[Source code of charts]
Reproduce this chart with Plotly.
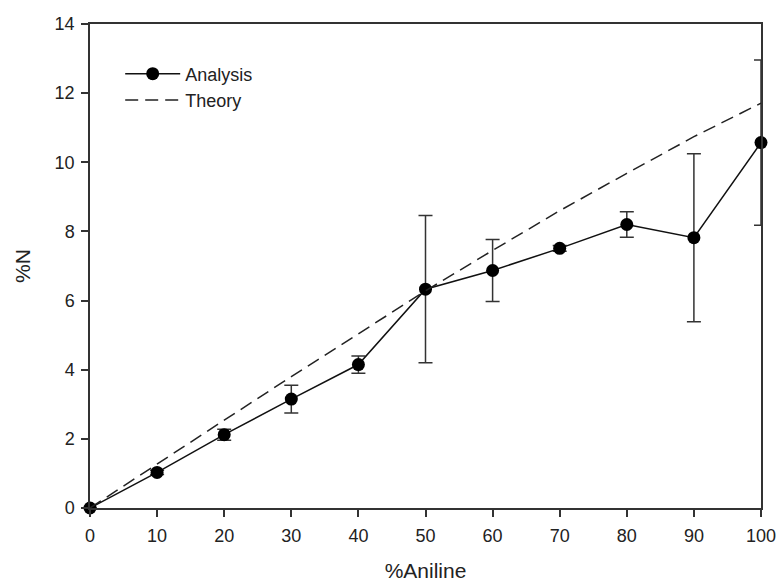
import plotly.graph_objects as go

aniline = [0, 10, 20, 30, 40, 50, 60, 70, 80, 90, 100]
analysis_n = [0.0, 1.03, 2.12, 3.15, 4.15, 6.33, 6.87, 7.51, 8.20, 7.82, 10.57]
analysis_err = [0.0, 0.06, 0.16, 0.40, 0.25, 2.13, 0.90, 0.08, 0.37, 2.43, 2.39]
theory_n = [0.0, 1.28, 2.54, 3.80, 5.05, 6.28, 7.45, 8.60, 9.68, 10.74, 11.71]

x_ticks = [0, 10, 20, 30, 40, 50, 60, 70, 80, 90, 100]
y_ticks = [0, 2, 4, 6, 8, 10, 12, 14]

FONT = "Liberation Sans, Arial, sans-serif"

fig = go.Figure()
fig.add_trace(go.Scatter(
    x=aniline, y=analysis_n, name="Analysis", mode="lines+markers",
    line=dict(color="#111111", width=1.5),
    marker=dict(color="#000000", size=13, symbol="circle"),
    error_y=dict(type="data", array=analysis_err, visible=True,
                 color="#333333", thickness=1.5, width=7),
    cliponaxis=False,
))
fig.add_trace(go.Scatter(
    x=aniline, y=theory_n, name="Theory", mode="lines",
    line=dict(color="#222222", width=1.5, dash="13px,7px"),
    cliponaxis=False,
))

axis_common = dict(
    showgrid=False, zeroline=False, showline=True, mirror=True,
    linecolor="#333333", linewidth=1.5, automargin=False,
    ticks="outside", ticklen=7, tickwidth=1.5, tickcolor="#333333",
    tickfont=dict(family=FONT, size=18, color="#222222"),
)

fig.update_layout(
    width=779, height=586,
    margin=dict(l=90, r=18, t=24, b=78),
    paper_bgcolor="white", plot_bgcolor="white",
    xaxis=dict(range=[0, 100], tickvals=x_ticks, ticklabelstandoff=4,
               title=dict(text="%Aniline", standoff=18,
                          font=dict(family=FONT, size=21, color="#222222")),
               **axis_common),
    yaxis=dict(range=[0, 14], tickvals=y_ticks, ticklabelstandoff=3,
               title=dict(text="%N", standoff=18,
                          font=dict(family=FONT, size=21, color="#222222")),
               **axis_common),
    legend=dict(x=0.045, y=0.935, xanchor="left", yanchor="top",
                bgcolor="rgba(0,0,0,0)", itemwidth=55,
                font=dict(family=FONT, size=18, color="#222222"),
                tracegroupgap=0),
    showlegend=True,
)

fig.write_html("out.html")
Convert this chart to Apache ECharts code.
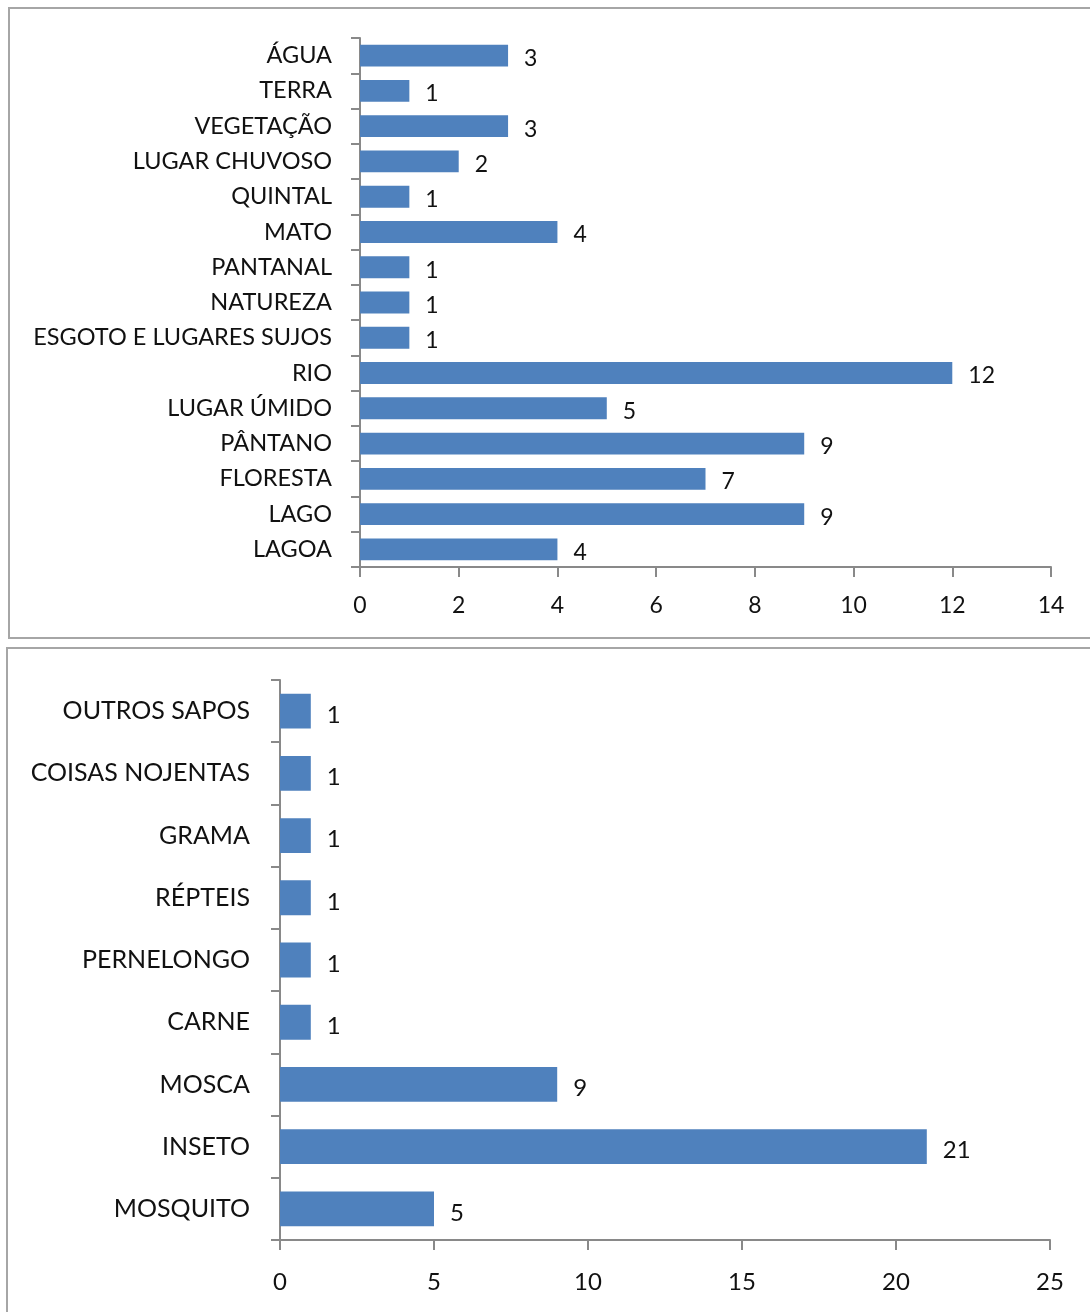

- _Exercise_
Images in the data above are to be skipped. Retype all other material exactly.

- _Task response_
Reproduce this chart with Plotly.
import plotly.graph_objects as go

aniline = [0, 10, 20, 30, 40, 50, 60, 70, 80, 90, 100]
analysis_n = [0.0, 1.03, 2.12, 3.15, 4.15, 6.33, 6.87, 7.51, 8.20, 7.82, 10.57]
analysis_err = [0.0, 0.06, 0.16, 0.40, 0.25, 2.13, 0.90, 0.08, 0.37, 2.43, 2.39]
theory_n = [0.0, 1.28, 2.54, 3.80, 5.05, 6.28, 7.45, 8.60, 9.68, 10.74, 11.71]

x_ticks = [0, 10, 20, 30, 40, 50, 60, 70, 80, 90, 100]
y_ticks = [0, 2, 4, 6, 8, 10, 12, 14]

FONT = "Liberation Sans, Arial, sans-serif"

fig = go.Figure()
fig.add_trace(go.Scatter(
    x=aniline, y=analysis_n, name="Analysis", mode="lines+markers",
    line=dict(color="#111111", width=1.5),
    marker=dict(color="#000000", size=13, symbol="circle"),
    error_y=dict(type="data", array=analysis_err, visible=True,
                 color="#333333", thickness=1.5, width=7),
    cliponaxis=False,
))
fig.add_trace(go.Scatter(
    x=aniline, y=theory_n, name="Theory", mode="lines",
    line=dict(color="#222222", width=1.5, dash="13px,7px"),
    cliponaxis=False,
))

axis_common = dict(
    showgrid=False, zeroline=False, showline=True, mirror=True,
    linecolor="#333333", linewidth=1.5, automargin=False,
    ticks="outside", ticklen=7, tickwidth=1.5, tickcolor="#333333",
    tickfont=dict(family=FONT, size=18, color="#222222"),
)

fig.update_layout(
    width=779, height=586,
    margin=dict(l=90, r=18, t=24, b=78),
    paper_bgcolor="white", plot_bgcolor="white",
    xaxis=dict(range=[0, 100], tickvals=x_ticks, ticklabelstandoff=4,
               title=dict(text="%Aniline", standoff=18,
                          font=dict(family=FONT, size=21, color="#222222")),
               **axis_common),
    yaxis=dict(range=[0, 14], tickvals=y_ticks, ticklabelstandoff=3,
               title=dict(text="%N", standoff=18,
                          font=dict(family=FONT, size=21, color="#222222")),
               **axis_common),
    legend=dict(x=0.045, y=0.935, xanchor="left", yanchor="top",
                bgcolor="rgba(0,0,0,0)", itemwidth=55,
                font=dict(family=FONT, size=18, color="#222222"),
                tracegroupgap=0),
    showlegend=True,
)

fig.write_html("out.html")
Convert this chart to Apache ECharts code.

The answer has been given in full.